## Request
Pick out the lines containing "with".

[Dataset items]
____________________

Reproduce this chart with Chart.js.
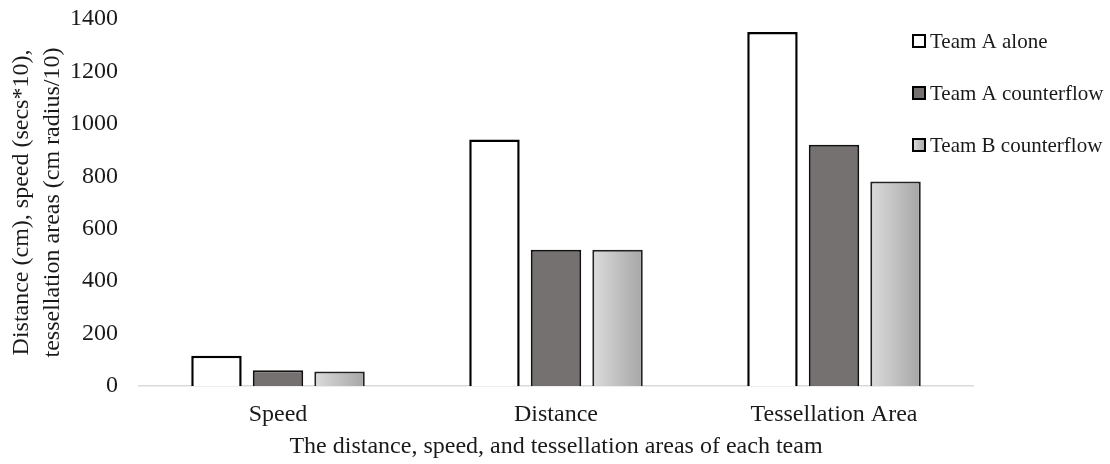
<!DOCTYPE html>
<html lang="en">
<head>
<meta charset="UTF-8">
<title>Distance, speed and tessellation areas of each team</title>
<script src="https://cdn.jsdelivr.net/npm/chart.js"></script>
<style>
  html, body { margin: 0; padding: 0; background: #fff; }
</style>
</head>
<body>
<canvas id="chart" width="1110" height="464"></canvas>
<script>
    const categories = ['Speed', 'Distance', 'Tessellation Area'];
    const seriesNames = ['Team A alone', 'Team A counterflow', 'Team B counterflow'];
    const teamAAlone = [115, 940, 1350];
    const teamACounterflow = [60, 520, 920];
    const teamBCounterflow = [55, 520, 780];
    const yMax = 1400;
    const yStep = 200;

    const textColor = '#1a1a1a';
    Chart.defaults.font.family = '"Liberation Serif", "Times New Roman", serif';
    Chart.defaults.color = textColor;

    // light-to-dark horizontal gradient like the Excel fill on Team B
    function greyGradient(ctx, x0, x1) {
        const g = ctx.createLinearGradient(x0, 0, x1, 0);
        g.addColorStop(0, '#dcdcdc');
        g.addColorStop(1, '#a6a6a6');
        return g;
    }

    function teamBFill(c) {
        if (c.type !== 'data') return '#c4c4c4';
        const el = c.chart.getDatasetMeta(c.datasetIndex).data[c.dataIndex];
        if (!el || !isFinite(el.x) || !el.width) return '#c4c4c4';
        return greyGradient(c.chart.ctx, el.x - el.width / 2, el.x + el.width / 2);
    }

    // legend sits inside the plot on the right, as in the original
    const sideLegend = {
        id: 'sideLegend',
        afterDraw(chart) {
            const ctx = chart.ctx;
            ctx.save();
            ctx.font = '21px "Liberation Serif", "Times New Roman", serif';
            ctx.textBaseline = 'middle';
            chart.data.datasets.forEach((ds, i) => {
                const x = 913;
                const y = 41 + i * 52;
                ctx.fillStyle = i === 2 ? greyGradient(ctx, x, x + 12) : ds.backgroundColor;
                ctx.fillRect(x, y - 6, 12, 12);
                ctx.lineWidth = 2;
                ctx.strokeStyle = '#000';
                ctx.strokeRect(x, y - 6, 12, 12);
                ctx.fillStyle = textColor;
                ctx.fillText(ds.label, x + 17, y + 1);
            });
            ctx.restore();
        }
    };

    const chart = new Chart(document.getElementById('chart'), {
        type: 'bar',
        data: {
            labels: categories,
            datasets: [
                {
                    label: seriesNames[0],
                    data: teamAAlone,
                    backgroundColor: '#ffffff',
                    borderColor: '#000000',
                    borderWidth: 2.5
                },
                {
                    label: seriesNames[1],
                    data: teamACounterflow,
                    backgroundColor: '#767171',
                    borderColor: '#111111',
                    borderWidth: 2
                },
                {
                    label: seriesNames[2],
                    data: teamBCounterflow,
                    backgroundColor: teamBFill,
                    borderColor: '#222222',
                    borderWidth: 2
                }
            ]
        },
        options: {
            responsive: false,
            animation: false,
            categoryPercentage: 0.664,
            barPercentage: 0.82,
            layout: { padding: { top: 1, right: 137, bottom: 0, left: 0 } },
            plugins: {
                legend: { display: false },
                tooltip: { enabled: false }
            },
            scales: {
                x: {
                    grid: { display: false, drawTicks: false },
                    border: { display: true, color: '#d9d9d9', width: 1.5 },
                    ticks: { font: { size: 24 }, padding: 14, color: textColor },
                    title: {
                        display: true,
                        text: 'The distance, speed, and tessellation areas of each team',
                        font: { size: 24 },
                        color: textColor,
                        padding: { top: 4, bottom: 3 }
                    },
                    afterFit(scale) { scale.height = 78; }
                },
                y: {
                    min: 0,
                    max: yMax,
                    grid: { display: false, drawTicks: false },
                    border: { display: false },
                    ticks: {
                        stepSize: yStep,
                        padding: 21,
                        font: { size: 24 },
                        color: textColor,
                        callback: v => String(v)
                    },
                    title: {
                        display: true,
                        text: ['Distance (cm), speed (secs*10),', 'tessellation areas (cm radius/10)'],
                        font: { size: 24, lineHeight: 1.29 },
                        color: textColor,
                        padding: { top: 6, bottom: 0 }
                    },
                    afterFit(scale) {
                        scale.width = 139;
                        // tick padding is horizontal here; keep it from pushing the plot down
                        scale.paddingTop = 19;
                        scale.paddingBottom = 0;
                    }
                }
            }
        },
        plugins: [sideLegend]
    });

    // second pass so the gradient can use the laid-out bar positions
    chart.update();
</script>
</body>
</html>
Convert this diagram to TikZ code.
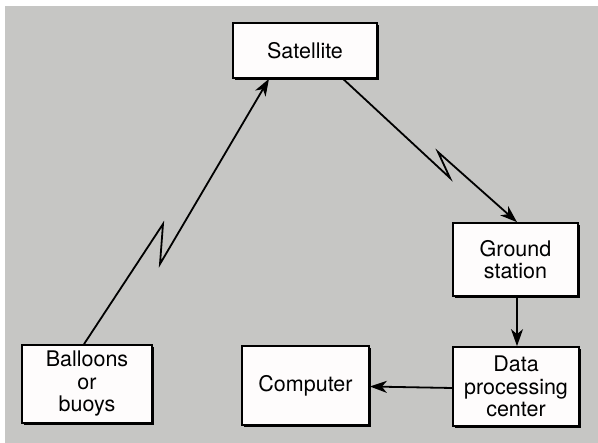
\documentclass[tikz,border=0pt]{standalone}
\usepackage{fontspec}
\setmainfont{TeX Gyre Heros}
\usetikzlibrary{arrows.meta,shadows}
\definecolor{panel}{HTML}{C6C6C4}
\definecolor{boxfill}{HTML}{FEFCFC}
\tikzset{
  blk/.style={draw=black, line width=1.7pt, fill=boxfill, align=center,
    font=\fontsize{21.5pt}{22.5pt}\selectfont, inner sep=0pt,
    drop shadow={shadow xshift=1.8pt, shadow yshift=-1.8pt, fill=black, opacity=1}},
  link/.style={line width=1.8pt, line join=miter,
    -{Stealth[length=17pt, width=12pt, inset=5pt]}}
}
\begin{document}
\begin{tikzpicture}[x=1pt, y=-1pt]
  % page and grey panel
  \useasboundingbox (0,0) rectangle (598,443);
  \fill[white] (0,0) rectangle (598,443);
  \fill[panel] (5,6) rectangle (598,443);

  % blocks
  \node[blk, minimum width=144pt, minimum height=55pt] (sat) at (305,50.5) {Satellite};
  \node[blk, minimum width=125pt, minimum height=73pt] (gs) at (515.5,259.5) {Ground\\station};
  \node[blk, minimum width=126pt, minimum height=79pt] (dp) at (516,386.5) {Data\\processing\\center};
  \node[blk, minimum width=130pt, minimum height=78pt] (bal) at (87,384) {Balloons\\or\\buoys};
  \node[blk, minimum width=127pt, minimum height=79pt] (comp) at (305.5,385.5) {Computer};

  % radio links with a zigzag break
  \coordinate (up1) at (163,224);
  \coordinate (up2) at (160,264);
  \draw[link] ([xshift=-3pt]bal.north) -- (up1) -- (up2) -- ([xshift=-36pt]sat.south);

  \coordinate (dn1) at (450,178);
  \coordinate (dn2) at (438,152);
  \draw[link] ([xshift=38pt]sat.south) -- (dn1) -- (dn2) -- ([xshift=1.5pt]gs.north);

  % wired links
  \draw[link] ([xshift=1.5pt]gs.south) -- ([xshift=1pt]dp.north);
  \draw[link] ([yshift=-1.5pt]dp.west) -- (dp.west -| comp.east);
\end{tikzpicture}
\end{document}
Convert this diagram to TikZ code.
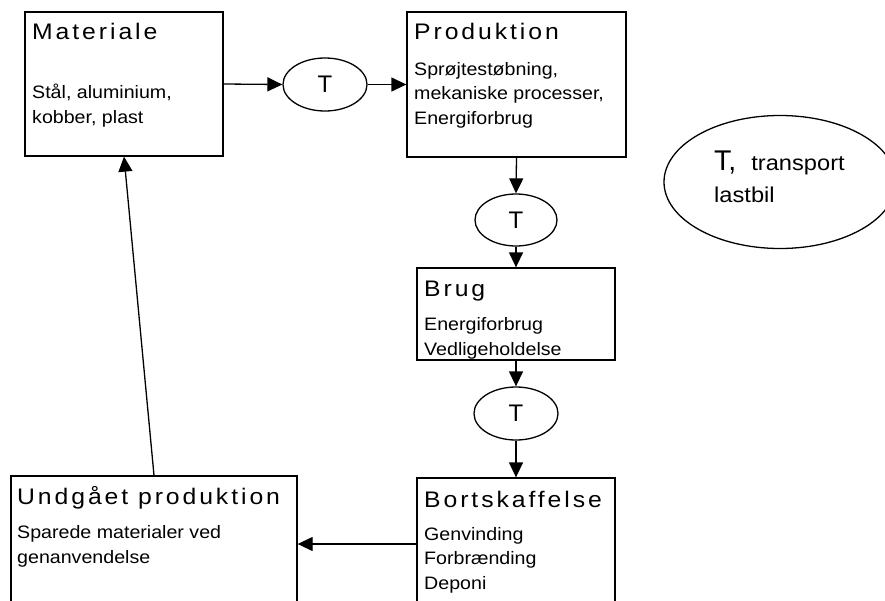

____________________

## Output for this exercise
Reproduce this chart with Chart.js.
  % radio links with a zigzag break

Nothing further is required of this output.